La trêve de La Rochelle

En acceptant des primaires ouvertes, Martine Aubry a repris la main. Mais ses propositions contre la politique gouvernementale manquent encore d’audace.

Michel Soudais  • 3 septembre 2009 abonné·es
La trêve de La Rochelle

À la tribune, dimanche matin, Antoine Détourné avoue sa surprise. « On recommence à dire du bien de nous ! » La salle s’esclaffe. Comme le président des Jeunes Socialistes, la plupart des militants n’en reviennent pas, au moment de quitter La Rochelle, d’avoir enfin bonne presse. Ils craignaient que leur université d’été ne vire à la foire d’empoigne. Elle fut calme et studieuse. Conviviale aussi, insiste Martine Aubry pour s’en réjouir.
Cette trêve, après l’interminable guérilla du congrès de Reims, des élections européennes désastreuses, les échanges épistolaires aigres-doux de l’été et la cacophonie aoûtienne sur les primaires et les alliances, n’était pourtant pas l’hypothèse la plus vraisemblable. Elle n’aurait pas existé sans l’habileté tactique de la Première secrétaire.

Dès la séance d’ouverture, vendredi, après avoir déminé la veille dans une tribune du Monde la question des primaires, Martine Aubry a repris la main. Prenant de court ses détracteurs, elle s’est adressée aux militants en défiant les petits potentats : « On la veut cette rénovation ? Alors on va y aller ! Et on commence par le non-cumul des mandats. » Les militants applaudissent, les cumulards assis aux premiers rangs font grise mine. D’accord pour des « primaires ouvertes » pour « choisir le ­candidat socialiste » , la maire de Lille propose quatre chantiers de rénovation : limitation du cumul des mandats, parité dans toutes les instances du parti, garanties pour des « votes fiables » et une « charte éthique » afin de « garantir le civisme et la solidarité entre les socialistes » , histoire de faire cesser cacophonie et incartades. Une « consultation militante » le 1er octobre devra « fixer le cap » de cette rénovation qui se conclura par une convention nationale extraordinaire de modification des statuts en juin 2010.

Dans la foulée, sans exclure un possible rapprochement avec le MoDem, la Première secrétaire a interpellé directement ce « cher François Bayrou », pour lui poser deux questions. Va-t-il «  soutenir les candidats de la gauche aux élections régionales » et rompre avec ses alliances à la carte des municipales ? Est-il « prêt à rejoindre [les socialistes] sur un projet économique, social et écologique » ?

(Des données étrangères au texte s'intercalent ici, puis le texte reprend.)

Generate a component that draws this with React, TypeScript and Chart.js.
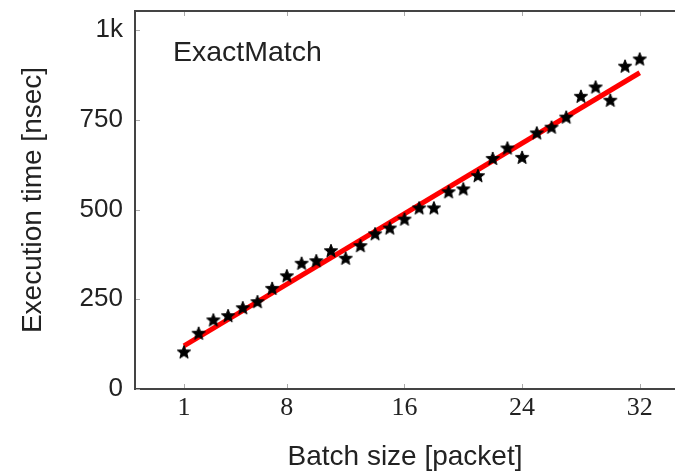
import React, { useEffect, useRef } from "react";
import { Chart, registerables } from "chart.js";

Chart.register(...registerables);

const batchSizes = [
  1, 2, 3, 4, 5, 6, 7, 8, 9, 10, 11, 12, 13, 14, 15, 16,
  17, 18, 19, 20, 21, 22, 23, 24, 25, 26, 27, 28, 29, 30, 31, 32,
];
const execTimes = [
  102, 154, 191, 203, 225, 242, 279, 314, 349, 356, 384, 363, 398, 431, 447, 472,
  503, 503, 548, 556, 593, 641, 670, 644, 712, 728, 756, 814, 840, 803, 898, 918,
];
const fitBatch = [1, 32];
const fitTimes = [120, 881];
const xTickValues = [1, 8, 16, 24, 32];
const yTickValues = [0, 250, 500, 750, 1000];
const yTickLabels = ["0", "250", "500", "750", "1k"];
const seriesLabel = "ExactMatch";
const xTitle = "Batch size [packet]";
const yTitle = "Execution time [nsec]";

const SANS = "'Liberation Sans', Arial, sans-serif";
const SERIF = "'Liberation Serif', 'Times New Roman', serif";
const TEXT = "#222222";
const AXIS = "#444444";

function makeStar(): HTMLCanvasElement {
  const s = 18;
  const c = document.createElement("canvas");
  c.width = s;
  c.height = s;
  const ctx = c.getContext("2d")!;
  ctx.translate(s / 2, s / 2);
  ctx.beginPath();
  for (let i = 0; i < 10; i++) {
    const r = i % 2 === 0 ? 7 : 3;
    const a = -Math.PI / 2 + (i * Math.PI) / 5;
    const x = r * Math.cos(a);
    const y = r * Math.sin(a);
    if (i === 0) ctx.moveTo(x, y);
    else ctx.lineTo(x, y);
  }
  ctx.closePath();
  ctx.fillStyle = "#000";
  ctx.fill();
  ctx.lineWidth = 1;
  ctx.strokeStyle = "#000";
  ctx.stroke();
  return c;
}

const framePlugin = {
  id: "frameAndLabel",
  afterDraw(chart: any) {
    const { ctx, chartArea } = chart;
    const xs = chart.scales.x;
    const ys = chart.scales.y;
    ctx.save();
    ctx.strokeStyle = AXIS;
    ctx.lineWidth = 2;
    ctx.beginPath();
    ctx.moveTo(chartArea.left, chartArea.top);
    ctx.lineTo(chartArea.right + 2, chartArea.top);
    ctx.stroke();
    ctx.strokeStyle = "#aaaaaa";
    ctx.lineWidth = 1;
    ctx.beginPath();
    for (const v of xTickValues) {
      const px = Math.round(xs.getPixelForValue(v)) + 0.5;
      ctx.moveTo(px, chartArea.bottom - 1);
      ctx.lineTo(px, chartArea.bottom - 5);
      ctx.moveTo(px, chartArea.top + 1);
      ctx.lineTo(px, chartArea.top + 5);
    }
    for (const v of yTickValues) {
      const py = Math.round(ys.getPixelForValue(v)) + 0.5;
      ctx.moveTo(chartArea.left + 1, py);
      ctx.lineTo(chartArea.left + 5, py);
    }
    ctx.stroke();
    ctx.fillStyle = TEXT;
    ctx.font = `28.5px ${SANS}`;
    ctx.textAlign = "left";
    ctx.textBaseline = "alphabetic";
    ctx.fillText(seriesLabel, chartArea.left + 38, chartArea.top + 50);
    ctx.restore();
  },
};

const zeroPad = (s: any) => {
  s.paddingLeft = 0;
  s.paddingRight = 0;
  s.paddingTop = 0;
  s.paddingBottom = 0;
};

export default function App() {
  const ref = useRef<HTMLCanvasElement | null>(null);

  useEffect(() => {
    if (!ref.current) return;
    const star = makeStar();
    const chart = new Chart(ref.current, {
      type: "scatter",
      data: {
        datasets: [
          {
            type: "scatter",
            label: seriesLabel,
            data: batchSizes.map((b, i) => ({ x: b, y: execTimes[i] })),
            pointStyle: star as any,
            pointRadius: 8,
            order: 0,
          },
          {
            type: "line",
            label: "fit",
            data: fitBatch.map((b, i) => ({ x: b, y: fitTimes[i] })),
            borderColor: "#ff0000",
            borderWidth: 5,
            pointRadius: 0,
            fill: false,
            order: 1,
          } as any,
        ],
      },
      options: {
        animation: false,
        responsive: false,
        devicePixelRatio: 1,
        layout: { autoPadding: false, padding: { top: 11, right: 0, left: 0, bottom: 0 } },
        plugins: {
          legend: { display: false },
          tooltip: { enabled: false },
        },
        scales: {
          x: {
            type: "linear",
            min: -2.33,
            max: 34.4,
            grid: { display: false, drawTicks: false },
            border: { display: true, color: AXIS, width: 2 },
            afterBuildTicks: (s: any) => {
              s.ticks = xTickValues.map((v) => ({ value: v }));
            },
            afterFit: (s: any) => {
              s.height = 86;
              zeroPad(s);
            },
            ticks: {
              color: TEXT,
              font: { family: SERIF, size: 26 },
              padding: 4,
              maxRotation: 0,
              autoSkip: false,
            },
            title: {
              display: true,
              text: xTitle,
              color: TEXT,
              font: { family: SANS, size: 28 },
              padding: { top: 0, bottom: 1 },
            },
          },
          y: {
            type: "linear",
            min: 0,
            max: 1053,
            grid: { display: false, drawTicks: false },
            border: { display: true, color: AXIS, width: 2 },
            afterBuildTicks: (s: any) => {
              s.ticks = yTickValues.map((v) => ({ value: v }));
            },
            afterFit: (s: any) => {
              s.width = 135;
              zeroPad(s);
            },
            ticks: {
              color: TEXT,
              font: { family: SANS, size: 26 },
              padding: 12,
              autoSkip: false,
              callback: (v: any) => {
                const i = yTickValues.indexOf(Number(v));
                return i >= 0 ? yTickLabels[i] : "";
              },
            },
            title: {
              display: true,
              text: yTitle,
              color: TEXT,
              font: { family: SANS, size: 28 },
              padding: { top: 16, bottom: 0 },
            },
          },
        },
      },
      plugins: [framePlugin],
    });
    return () => chart.destroy();
  }, []);

  return (
    <div
      style={{
        position: "fixed",
        left: 0,
        top: 0,
        width: 675,
        height: 475,
        overflow: "hidden",
        background: "#fff",
      }}
    >
      <canvas ref={ref} width={675} height={475} style={{ width: 675, height: 475, display: "block" }} />
    </div>
  );
}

Ces questions évacuées (temporairement ?), l’université d’été a pu se dérouler sans anicroches entre séances plénières et ateliers. Une trentaine figurait au programme avec des thèmes variés – avenir des territoires, services publics, réforme du système financier, politique agricole, renforcement de la protection sociale, etc. –, l’objectif étant de nourrir le projet que les socialistes veulent présenter et mettre en débat dans le pays dès cette rentrée lors d’un « tour de France du projet ».
Outre des chercheurs, militants associatifs et syndicaux, invités à discuter avec les socialistes, la patronne du PS avait aussi tenu à donner la parole à des représentants du PCF, du PRG, du PRC et des Verts avec lesquels elle veut bâtir la « maison commune de la gauche ». Si, pour l’heure, cette perspective tient du rêve – on n’a jamais vu plus de deux partenaires sur une même tribune – ces visites et « l’hospitalité » affichée pour les idées des « amis et partenaires » avait pour but de montrer que le PS voyait toujours son avenir à gauche.

C’était aussi l’objet du discours de clôture. Ciblant la politique du chef de l’État, Martine Aubry a fait plusieurs propositions en faveur de la consommation (remboursement de 200 euros de TVA pour les 16 millions de ménages modestes non imposables, maintien des allocations familiales pour les enfants majeurs de plus de 20 ans…), prôné une contribution climat-énergie pour toutes les formes d’énergie en lieu et place de la taxe carbone, réclamé la « mise sous tutelle » des entreprises bénéficiaires qui « transfèrent leur activité à l’étranger » , annoncé une bataille européenne contre les bonus et un « grand combat » contre la réforme des collectivités locales et le redécoupage électoral… Un catalogue plus qu’une orientation.
Samedi matin, lors d’une table ronde consacrée à « l’invention d’un nouveau modèle après la crise » , Susan George, tout en admettant que le PS restait « le seul parti de gouvernement à gauche » , lui avait reproché de « manquer d’audace » , cause selon elle de sa « perte de crédit dans la gauche de gauche » . Auparavant, la présidente d’honneur d’Attac, qui s’exprimait entre Pierre Moscovici et Laurent Fabius, avait proposé de « nationaliser les banques » . Une audace chaudement applaudie par les militants, mais hors de la portée de leurs dirigeants.